Sta facendo molto discutere quanto accaduto lo scorso martedì 21 maggio, nell’aula del Tribunale di Napoli dove si svolgeva l’udienza del processo a carico dei fratelli Nicola e Antonio Spina, rispettivamente di 24 e 19 anni, accusati dell’omicidio del 18enne Emanuele Errico detto Pisellino, avvenuto ad aprile del 2018 nel Rione Conocal di Ponticelli, luogo di residenza sia della vittima che degli imputati. I due sono accusati anche del tentato omicidio del 30enne Rosario Denaro, rimasto ferito nello stesso agguato in cui venne ucciso Emanuele Errico.
Mentre era in corso il processo, i carabinieri hanno raggiunto l’esterno dell’aula e hanno arrestato il padre dei fratelli Spina per un provvedimento pendente.
Ripristinata la calma, dopo gli attimi concitati consequenziali all’arresto, il pm Woodcock ha chiesto 30 anni di carcere per i fratelli Spina.
Niente ergastolo, dunque, per i due fratelli accusati dell’omicidio del 18enne.
Seppure siano state contestate le aggravanti della premeditazione, dei motivi futili e abietti e con l’uso delle armi illegalmente detenute, a far propendere per questa richiesta di condanna sono state diverse attenuanti.
In primis, la giovane età degli imputati. In secondo luogo, secondo quanto emerso dalle indagini dei carabinieri che hanno ricostruito la dinamica dell’omicidio e le circostanze in cui è maturato, quell’evento giunse al culmine di una serie di contrasti tra i giovanissimi, per dissidi legati alla spartizione dei proventi di alcune rapine. Il giorno precedente all’agguato, infatti, lo scooter dei fratelli Spina venne incendiato. I due imputati risalirono all’identità degli autori del raid incendiario visionando i filmati del circuito di videosorveglianza di una attività commerciale ubicata nei pressi della loro abitazione, luogo in cui era parcheggiato lo scooter quando fu dato alle fiamme. L’omicidio di Pisellino e il ferimento di Rosario Denaro, quindi, vengono interpretati come una conseguenza, una replica dei fratelli Spina al danno subito il giorno precedente. Schiaccianti le prove che inchiodano i due fratelli: fu la madre di Emanuele Errico a riferire di aver riconosciuto i due mentre uccidevano il figlio a colpi d’arma da fuoco.

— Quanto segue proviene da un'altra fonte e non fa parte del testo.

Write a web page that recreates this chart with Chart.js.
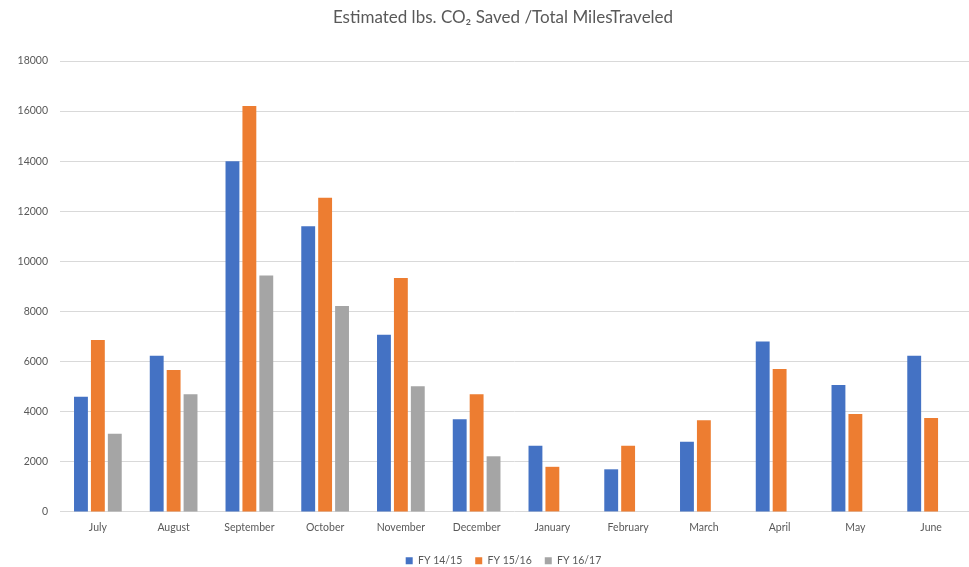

In un rione come il Conocal, le notizie viaggiano veloci e i fratelli Spina, consapevoli di avere le ore contate, non potendo beneficiare dell’omertà di una testimone oculare tanto inattaccabile, si diedero alla fuga per sottrarsi all’arresto. Iniziarono così a rifugiarsi in diverse zone della Campania, per poi spostarsi a Scalea dove stavano pianificando la fuga in Germania.
Proprio mentre erano nascosti a Scalea vennero bloccati dai carabinieri che ne arrestarono la corsa conducendoli in carcere.
Una richiesta, quella del pm, che divide il rione Conocal, teatro dell’accaduto, oltre che il luogo dove i tre giovani hanno vissuto, fino alla sera dell’agguato.
Secondo alcuni amici e conoscenti di Emanuele Errico, il fatto che il pm abbia alleggerito la posizione dei due dinanzi alla legge, oltraggia la memoria della vittima e al contempo rischia di conferire una sorta di “senso di impunità” ai giovani interpreti della malavita che non si farebbero scrupoli ad emulare le gesta dei fratelli Spina.
Sull’altro fronte, invece, c’è chi trova giusto non infliggere una condanna troppo severa a due giovani che hanno sbagliato, seppur pesantemente, ma proprio perché hanno ancora una lunga vita davanti, possono disporre del tempo necessario per redimersi e riabilitarsi.